Fess up ladies, we have all faced it; that moment when the guy that you are interested in starts being flaky, and you don’t know what to do. There are several ways that a guy can start being flaky. Maybe, after what you thought was a wonderful night, he just didn’t text you or return your calls. Or perhaps he has ghosted you, totally disappearing after a few hours of fun or worse, after a few months of intimacy. It could even be that he waited until you feel in love, and then fell off the face of the earth. Or maybe he simply stood you up for a date that you’d been looking forward to all week.

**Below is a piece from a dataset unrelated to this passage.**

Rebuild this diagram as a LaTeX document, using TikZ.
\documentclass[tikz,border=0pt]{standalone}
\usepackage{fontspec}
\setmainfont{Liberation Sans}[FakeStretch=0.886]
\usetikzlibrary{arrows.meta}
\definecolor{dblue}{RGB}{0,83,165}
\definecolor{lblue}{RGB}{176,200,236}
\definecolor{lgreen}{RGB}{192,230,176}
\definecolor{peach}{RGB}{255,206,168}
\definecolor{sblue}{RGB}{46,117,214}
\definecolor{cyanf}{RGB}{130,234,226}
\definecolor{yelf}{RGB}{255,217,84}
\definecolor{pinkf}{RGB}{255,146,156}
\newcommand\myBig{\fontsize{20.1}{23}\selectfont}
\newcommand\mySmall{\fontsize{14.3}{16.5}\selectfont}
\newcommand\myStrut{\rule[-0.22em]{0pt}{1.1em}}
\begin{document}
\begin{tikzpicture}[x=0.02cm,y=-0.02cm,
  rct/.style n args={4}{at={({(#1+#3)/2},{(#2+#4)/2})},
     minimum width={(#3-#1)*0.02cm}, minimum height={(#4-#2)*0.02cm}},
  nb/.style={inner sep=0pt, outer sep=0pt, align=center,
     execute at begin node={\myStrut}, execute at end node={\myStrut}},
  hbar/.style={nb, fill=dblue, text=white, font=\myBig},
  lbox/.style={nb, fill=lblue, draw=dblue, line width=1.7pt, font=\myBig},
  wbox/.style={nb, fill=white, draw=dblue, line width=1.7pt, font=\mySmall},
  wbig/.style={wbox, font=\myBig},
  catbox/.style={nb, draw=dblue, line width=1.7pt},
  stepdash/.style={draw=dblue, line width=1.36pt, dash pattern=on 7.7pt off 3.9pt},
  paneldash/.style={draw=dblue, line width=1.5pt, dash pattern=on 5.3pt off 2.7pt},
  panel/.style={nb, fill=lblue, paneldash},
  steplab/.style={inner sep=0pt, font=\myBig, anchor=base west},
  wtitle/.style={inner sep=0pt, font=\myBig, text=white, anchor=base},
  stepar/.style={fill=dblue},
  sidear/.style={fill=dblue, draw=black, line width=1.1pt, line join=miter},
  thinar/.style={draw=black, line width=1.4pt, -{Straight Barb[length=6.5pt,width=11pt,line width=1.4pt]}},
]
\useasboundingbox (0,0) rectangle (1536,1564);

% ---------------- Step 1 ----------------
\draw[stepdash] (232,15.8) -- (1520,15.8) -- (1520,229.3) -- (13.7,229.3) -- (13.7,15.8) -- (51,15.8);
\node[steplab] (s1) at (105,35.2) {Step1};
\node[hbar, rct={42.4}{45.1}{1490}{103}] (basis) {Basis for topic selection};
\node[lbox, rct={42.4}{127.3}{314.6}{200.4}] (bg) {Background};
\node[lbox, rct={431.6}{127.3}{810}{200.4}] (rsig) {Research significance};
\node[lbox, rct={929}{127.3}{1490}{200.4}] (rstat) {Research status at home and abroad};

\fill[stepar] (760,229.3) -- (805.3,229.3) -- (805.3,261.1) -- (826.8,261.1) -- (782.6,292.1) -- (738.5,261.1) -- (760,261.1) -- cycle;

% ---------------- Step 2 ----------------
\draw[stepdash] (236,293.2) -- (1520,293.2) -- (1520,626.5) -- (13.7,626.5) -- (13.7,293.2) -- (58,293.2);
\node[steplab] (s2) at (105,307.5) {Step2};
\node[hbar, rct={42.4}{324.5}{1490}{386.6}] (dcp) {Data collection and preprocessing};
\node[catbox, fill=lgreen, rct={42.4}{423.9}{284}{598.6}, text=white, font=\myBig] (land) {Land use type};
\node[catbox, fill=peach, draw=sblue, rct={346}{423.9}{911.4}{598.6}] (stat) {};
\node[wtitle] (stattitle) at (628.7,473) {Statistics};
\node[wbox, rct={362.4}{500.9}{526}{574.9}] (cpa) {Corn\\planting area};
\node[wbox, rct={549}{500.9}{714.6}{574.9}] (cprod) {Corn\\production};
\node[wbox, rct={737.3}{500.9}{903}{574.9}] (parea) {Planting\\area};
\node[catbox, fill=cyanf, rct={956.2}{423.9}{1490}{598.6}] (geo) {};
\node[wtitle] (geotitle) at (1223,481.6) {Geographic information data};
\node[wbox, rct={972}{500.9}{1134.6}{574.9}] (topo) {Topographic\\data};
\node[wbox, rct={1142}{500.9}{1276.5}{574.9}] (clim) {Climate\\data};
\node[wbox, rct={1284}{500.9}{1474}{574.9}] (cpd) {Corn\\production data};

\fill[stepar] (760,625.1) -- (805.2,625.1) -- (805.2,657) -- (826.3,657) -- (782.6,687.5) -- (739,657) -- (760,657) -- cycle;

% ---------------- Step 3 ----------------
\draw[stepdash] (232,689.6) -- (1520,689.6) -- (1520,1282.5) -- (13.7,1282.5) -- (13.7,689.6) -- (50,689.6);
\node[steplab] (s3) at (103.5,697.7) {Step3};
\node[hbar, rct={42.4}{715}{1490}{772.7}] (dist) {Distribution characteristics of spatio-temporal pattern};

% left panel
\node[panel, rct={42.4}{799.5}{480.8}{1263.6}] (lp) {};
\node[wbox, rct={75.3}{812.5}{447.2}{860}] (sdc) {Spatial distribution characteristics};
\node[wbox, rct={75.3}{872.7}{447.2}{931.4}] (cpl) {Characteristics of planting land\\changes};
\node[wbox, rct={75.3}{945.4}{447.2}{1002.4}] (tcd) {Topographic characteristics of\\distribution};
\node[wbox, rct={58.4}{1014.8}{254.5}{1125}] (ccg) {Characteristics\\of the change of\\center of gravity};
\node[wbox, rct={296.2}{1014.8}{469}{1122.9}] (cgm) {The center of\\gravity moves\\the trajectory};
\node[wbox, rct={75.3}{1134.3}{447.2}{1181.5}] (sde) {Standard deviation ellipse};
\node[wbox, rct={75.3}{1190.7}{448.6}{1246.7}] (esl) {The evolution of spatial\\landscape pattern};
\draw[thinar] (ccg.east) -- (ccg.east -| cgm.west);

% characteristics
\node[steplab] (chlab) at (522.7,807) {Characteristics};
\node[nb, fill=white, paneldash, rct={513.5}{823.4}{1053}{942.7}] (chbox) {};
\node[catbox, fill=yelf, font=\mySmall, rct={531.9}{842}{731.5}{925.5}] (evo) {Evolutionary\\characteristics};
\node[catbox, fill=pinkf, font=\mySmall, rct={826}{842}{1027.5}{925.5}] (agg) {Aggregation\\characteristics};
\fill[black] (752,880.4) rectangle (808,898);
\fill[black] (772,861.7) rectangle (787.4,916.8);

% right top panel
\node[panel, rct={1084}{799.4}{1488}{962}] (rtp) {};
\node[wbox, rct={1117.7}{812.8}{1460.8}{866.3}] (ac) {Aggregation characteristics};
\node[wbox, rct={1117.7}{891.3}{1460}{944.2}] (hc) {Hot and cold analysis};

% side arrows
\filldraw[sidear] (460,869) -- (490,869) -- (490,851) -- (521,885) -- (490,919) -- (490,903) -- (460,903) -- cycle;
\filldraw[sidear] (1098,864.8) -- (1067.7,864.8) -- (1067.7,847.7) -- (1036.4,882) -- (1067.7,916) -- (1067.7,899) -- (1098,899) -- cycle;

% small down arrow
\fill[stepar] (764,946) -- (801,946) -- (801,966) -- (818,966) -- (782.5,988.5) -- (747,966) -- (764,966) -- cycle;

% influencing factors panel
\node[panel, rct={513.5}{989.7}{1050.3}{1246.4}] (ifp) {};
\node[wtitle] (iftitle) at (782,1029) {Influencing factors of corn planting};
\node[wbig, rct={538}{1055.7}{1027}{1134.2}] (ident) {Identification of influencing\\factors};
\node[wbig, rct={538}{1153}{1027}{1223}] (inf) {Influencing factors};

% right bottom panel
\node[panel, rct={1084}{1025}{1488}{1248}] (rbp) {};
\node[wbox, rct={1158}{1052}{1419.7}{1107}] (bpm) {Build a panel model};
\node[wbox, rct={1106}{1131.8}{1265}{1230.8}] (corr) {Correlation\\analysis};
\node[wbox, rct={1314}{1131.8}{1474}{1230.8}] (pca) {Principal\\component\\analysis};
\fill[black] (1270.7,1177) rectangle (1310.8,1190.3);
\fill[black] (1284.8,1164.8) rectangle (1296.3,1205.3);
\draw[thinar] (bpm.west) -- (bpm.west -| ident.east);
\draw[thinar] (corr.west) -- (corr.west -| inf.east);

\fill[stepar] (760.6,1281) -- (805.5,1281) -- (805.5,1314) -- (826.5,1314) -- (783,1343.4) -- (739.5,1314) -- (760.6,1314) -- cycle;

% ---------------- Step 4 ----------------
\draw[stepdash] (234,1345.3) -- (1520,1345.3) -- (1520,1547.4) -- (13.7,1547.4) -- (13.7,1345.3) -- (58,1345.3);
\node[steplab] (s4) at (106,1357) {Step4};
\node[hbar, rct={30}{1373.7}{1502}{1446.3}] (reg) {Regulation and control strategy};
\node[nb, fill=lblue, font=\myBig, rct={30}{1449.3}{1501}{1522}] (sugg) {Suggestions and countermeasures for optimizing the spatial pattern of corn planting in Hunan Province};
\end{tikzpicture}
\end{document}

Flakiness is Becoming More Common
Sadly, it is not uncommon in today’s society for a man to ghost you, disappearing for good and leaving you to dwell on what you may have done wrong. Another common way that men may run away is called “zombieing.” For this cowardly act, the guy may return and act as if all is well, never addressing the reason that he left in the first place or offering you any type of apology. To drop in and out of someone’s life in such a way is often a sign that he could be a narcissist, but that is a subject for another day.
Don’t be a Flaky Jerk
Despite the fact that it is becoming more and more common for someone to ghost or zombie someone, it still a horrible thing to do and often leaves the victim in a state of insecurity. If someone plans a date with a person and then just doesn’t show up, they should at least send a text with some sort of explanation. Even a lame excuse is better than none. And guys, with cancellations, sooner is better than later. Don’t wait until she’s gotten all dressed up and sat for hours waiting for you to offer your apology. Give her time to make other plans.
What Makes a Guy Flake?
For many, the idea of what is the right thing to do and what is the wrong thing to do in a relationship is cut and dry. The proper way to treat someone seems easy to most people, and so we assume that everyone should have learned better than to ghost or zombie another person. But what people did and did not do on dates even a decade ago is so different than what is accepted now.
In the age of technology, it seems that the rules have changed for every type of relationship. From friendships to family ties to dating, people everywhere have lost the fine art of giving another person the attention that an event deserves. At one time, when a group of friends had a party, everyone gave each other their full attention, but now it seems that people are constantly glued to their smartphones and our relationships have gone from talking to those across the table to chatting with everyone on Facebook and ignoring the ones who are closest to us.
With this being the new norm, it is easy to see why many guys may not even realize that they are being flaky, or that what they are doing is wrong. After all, it seems that everyone, both men and women, has become comfortable with ignoring their friends, relatives, and loved ones, and vanishing whenever they feel like it. Your guy may not even realize that he has upset you… or he may feel like it is unfair for him to be expected to be “appropriate” when no one else seems to be. Unfortunately, not all guys will act like you want them to.
Teach him not to be Flaky
There are options when your man is pulling away. This is where you come in. It is your job to teach others how to treat you. You cannot expect a man, or anyone else to be able to read your mind or understand your standards if you don’t set them. It is not fair to hold him to a much higher standard than you yourself have, or than you hold your friends and loved ones to. Would you freak out on your best friend if he or she didn’t immediately answer your texts? If the answer is, “No,” then you shouldn’t do it to him.
Do you expect others to automatically know what bothers you when you first meet them? If not, then you cannot expect him to know until you teach him. You cannot be angry with him for failing to meet your expectations if he has no idea what those expectations are. People all have different sets of standards and issues that really irk their nerves. Let him know what yours are.
Is There a Reason for His Flakiness?
For example, maybe you are a stickler for time. If you set a time to meet someone, you may expect them to be there precisely when you agreed… not before and not after, but at the set time. If this is you, then you might have to let him in in that secret, because not everyone is like that.
Or, it could be that he is the one who is rigid about timelines. Maybe you showed up late, and so he ghosted you? If that is the case, he should have let you know what his standards were. You can see why setting standards is important early on. If you have not let him know what you expect, you cannot blame him when he doesn’t meet those expectations.
When Unexcused Flakiness is a Dealbreaker
You should tell him when you are setting a date that if he can’t show up for any reason, to text or call you and let you know as soon as possible. If you have made that expectation clear to him and he still stands you up with no warning, then you have every reason to be angry with him.
The same is true of ghosting and zombieing. Before you start becoming serious at all, have a discussion with him about this. Maybe bring up how technology has made this an acceptable thing to do in society but make it obvious that this is completely unacceptable to you. If you make your expectations known and he still acts flaky with no valid excuse, then you have your answer on whether or not you should let this relationship go any further. After all, as Mayo Angelou says, “When someone shows you who they are, believe them the first time.”